The city’s new anti-nepotism ordinance has drawn sharp criticism from the ranks of the police and fire departments, with Oakland’s police union filing a lawsuit charging that the ordinance violates officers’ privacy rights.
The ordinance, primarily crafted by Councilmember Ignacio De La Fuente (Glenview-Fruitvale), was first introduced in the weeks following former City Administrator Deborah Edgerly’s firing July 1. Edgerly faced allegations of interfering with a police investigation on behalf of a nephew.
Concerns about the ordinance grew in early February when the city began circulating confidential disclosure forms asking supervisors to list any city employees to whom they are related or with whom they have a romantic relationship.
One worry is that same-sex couples could have their sexual orientation outed if the information became public. Attorneys for the Oakland Police Officers Association also said portions of the ordinance are overbroad, and an officer might think he is following protocol when he is not.
The lawsuit, filed Feb. 23, demands the city “meet and confer” with the union over the new law. It also says the ordinance, as written, violates officers’ privacy rights under the California Constitution.

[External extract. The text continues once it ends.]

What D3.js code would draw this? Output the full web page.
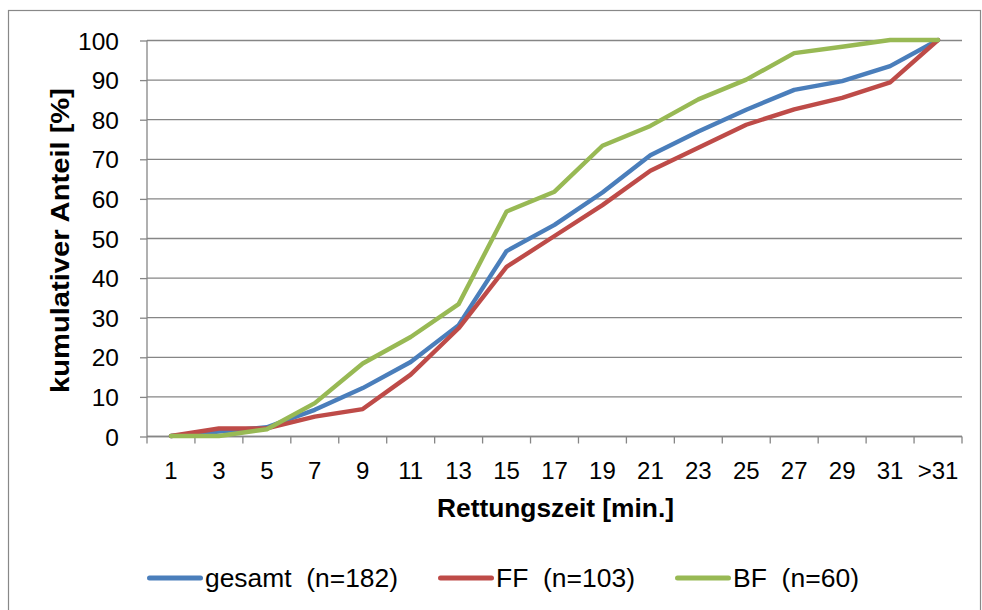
<!DOCTYPE html>
<html><head><meta charset="utf-8">
<script src="https://cdn.jsdelivr.net/npm/d3@7/dist/d3.min.js"></script>
<style>body{margin:0;background:#fff}svg{display:block;font-family:Arial,"Liberation Sans",sans-serif}</style>
</head><body><svg id="c" width="982" height="610"></svg>
<script>
const categories = ["1","3","5","7","9","11","13","15","17","19","21","23","25","27","29","31",">31"];
const gesamt = [0,1.1,2.2,6.6,12.1,18.7,28.0,46.7,53.3,61.5,70.9,76.9,82.4,87.4,89.6,93.4,100];
const ff = [0,1.9,1.9,4.9,6.8,15.5,27.2,42.7,50.5,58.3,67.0,72.8,78.6,82.5,85.4,89.3,100];
const bf = [0,0,1.7,8.3,18.3,25.0,33.3,56.7,61.7,73.3,78.3,85.0,90.0,96.7,98.3,100,100];
const yTicks = [0,10,20,30,40,50,60,70,80,90,100];
const seriesNames = ["gesamt  (n=182)","FF  (n=103)","BF  (n=60)"];
const colors = ["#4A7EBB","#BE4B48","#98B954"];

const FONT = "Arial,'Liberation Sans',sans-serif";
const svg = d3.select("#c");
svg.append("rect").attr("x",8.5).attr("y",10.5).attr("width",972).attr("height",620)
  .attr("fill","#fff").attr("stroke","#888").attr("stroke-width",1.2);

const L=147, R=962, T=40, B=436;
const x = d3.scaleBand().domain(categories).range([L,R]);
const y = d3.scaleLinear().domain([0,100]).range([B,T]);

// grid
svg.append("g").selectAll("line").data(yTicks).join("line")
  .attr("x1",L).attr("x2",R).attr("y1",d=>y(d)+0.5).attr("y2",d=>y(d)+0.5)
  .attr("stroke","#868686").attr("stroke-width",1.3);

// y axis
const ya = svg.append("g").attr("transform",`translate(${L},0.5)`)
  .call(d3.axisLeft(y).tickValues(yTicks).tickSize(7).tickPadding(21));
ya.select(".domain").attr("stroke","#868686").attr("stroke-width",1.3).attr("d",`M0,${T}V${B}`);
ya.selectAll(".tick line").attr("stroke","#868686").attr("stroke-width",1.3);
ya.selectAll("text").attr("font-size","24.5px").attr("fill","#000").attr("font-family",FONT).attr("dy","0.35em");

// x axis
const xa = svg.append("g").attr("transform",`translate(0,${B+0.5})`)
  .call(d3.axisBottom(x).tickSize(0).tickPadding(0));
xa.select(".domain").attr("stroke","#868686").attr("stroke-width",1.3).attr("d",`M${L},0H${R}`);
xa.selectAll("text").attr("font-size","24px").attr("fill","#000").attr("font-family",FONT)
  .attr("dy",null).attr("y",42);
const bounds = categories.map((c,i)=>x(c)).concat([R]);
xa.append("g").selectAll("line").data(bounds).join("line")
  .attr("x1",d=>d).attr("x2",d=>d).attr("y1",0).attr("y2",7)
  .attr("stroke","#868686").attr("stroke-width",1.3);

// lines
const line = d3.line().x((d,i)=>x(categories[i])+x.bandwidth()/2).y(d=>y(d));
[gesamt,ff,bf].forEach((s,k)=>{
  svg.append("path").attr("d",line(s)).attr("fill","none").attr("stroke",colors[k])
    .attr("stroke-width",4.4).attr("stroke-linejoin","round").attr("stroke-linecap","round");
});

// titles
svg.append("text").attr("x",437).attr("y",516.5)
  .attr("font-size","25px").attr("font-weight","bold")
  .attr("textLength",237).attr("lengthAdjust","spacingAndGlyphs").text("Rettungszeit [min.]");
svg.append("text").attr("transform","translate(68.5,393) rotate(-90)")
  .attr("font-size","25.5px").attr("font-weight","bold")
  .attr("textLength",305).attr("lengthAdjust","spacingAndGlyphs").text("kumulativer Anteil [%]");

// legend
const legX = [147,438,675];
const legW = [193,139,126];
seriesNames.forEach((n,k)=>{
  svg.append("line").attr("x1",legX[k]+2.5).attr("x2",legX[k]+53.5).attr("y1",578).attr("y2",578)
    .attr("stroke",colors[k]).attr("stroke-width",5).attr("stroke-linecap","round");
  svg.append("text").attr("x",legX[k]+58).attr("y",586.5).attr("font-size","26px")
    .attr("textLength",legW[k]).attr("lengthAdjust","spacingAndGlyphs")
    .style("white-space","pre").text(n);
});
</script></body></html>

“It’s not that we’re against it,” said Dom Arotzarena, Oakland Police Officers Association president. “We just want to make sure the city safeguards the personal information of all the officers.”
Police supervisors, despite concerns, filled out the forms in question, the lawsuit said. Under a court’s order, the city can either sit down with the union over its grievances or return to court May 12.
Among those watching closely is Local 55 of the International Association of Fire Fighters, which represents Oakland firefighters. Chuck Garcia, the union’s president, said firefighters were required to identify their relatives working in the department last year — and said that should be enough.
Many fire supervisors have declined to fill out the disclosure forms.
“It’s asking too many personal questions,” Garcia said. “Who cares who you’re going out with?”
De La Fuente pushed for the provisions about romantic relationships, believing they were key to stopping improper hiring and promotions at City Hall. The council’s vote on the final version of the ordinance in December was unanimous, with the exception of an abstention from Jane Brunner (North Oakland), who thought the ordinance delved too far into personal lives.
De La Fuente said the ordinance is written in a way to ensure private information does not become public. Asked about the negative reaction, De La Fuente said, “You can quote me on this: I think they’re full of (expletive).”
The longtime council member called the privacy concerns a “red herring” and said the real issue is whether the city can enact an ordinance to achieve what it was designed to do: stop nepotism and preferential treatment at City Hall.
“The reality is we specifically asked for legal opinions before we enacted the ordinance, and I believe the concerns of privacy, which are legitimate concerns, are protected in the ordinance,” he said.
Not so, said Rocky Lucia, an attorney for the police union.
“We’re not saying don’t have an anti-nepotism ordinance,” he said. “We’re saying put one together that makes sense, and falls within the confines of the law, i.e. the California Constitution.”
City Attorney John Russo did not address the substance of the lawsuit. He did question its timing, asking why the Oakland Police Officers Association did not air its problems before the council took its vote.
“Everybody knew about it,” he said. “It was covered in the papers. There was a great deal of attention, an unusual amount of attention to this issue in the press. “… It’s just odd to me that they waited until now.”
He said the union’s decision to wait and pursue legal action is a waste of dollars, and is “going to cost the taxpayers money and, frankly, going to cost the police officers money.”
But the lawsuit says the Oakland Police Officers Association had no prior knowledge that the ordinance had been adopted before the disclosure forms were circulated in February.
City Administrator Dan Lindheim had his own misgivings as the process started.
“I’m not concerned about family relationships,” he said. “I am concerned about personal, private romantic relationships, because I think people have a privacy right to those.”
But Lindheim said that did not stop him from acting in his official capacity to implement the ordinance — and that changes were made as a result of the ordinance taking effect.
“Our initial take was that six employees had situations that needed to be corrected, in which some relative was in too close a line of supervisory authority, and we needed to break that chain,” he said.
Separately, Lindheim and City Auditor Courtney Ruby settled a flap last week over Ruby’s request to obtain all the disclosure forms for her ongoing audit of the city’s hiring practices.
Roughly 85 percent of the forms were handed over to Ruby’s office Feb. 23, Lindheim said. Fifteen percent were not because they appeared to have been filled out erroneously.
Ruby demanded the administration supply the remaining 15 percent, and, initially, Lindheim planned to wait until the employees fixed the errors on their forms.
Ruby threatened to subpoena the records, and Russo agreed — as he has in the past — that Ruby is entitled to see any city record at any time.
The administration turned over the remaining forms Thursday morning, Lindheim said, after he received clear assurance Ruby had an “absolute” responsibility to keep the documents confidential.
For her part, Ruby, who had urged Oakland residents to call Mayor Ron Dellums’ office over the administration’s initial pause, said Thursday she had fresh confidence the administration shared the goals of “transparency and accountability that were vocalized this past week by the Oakland citizens.”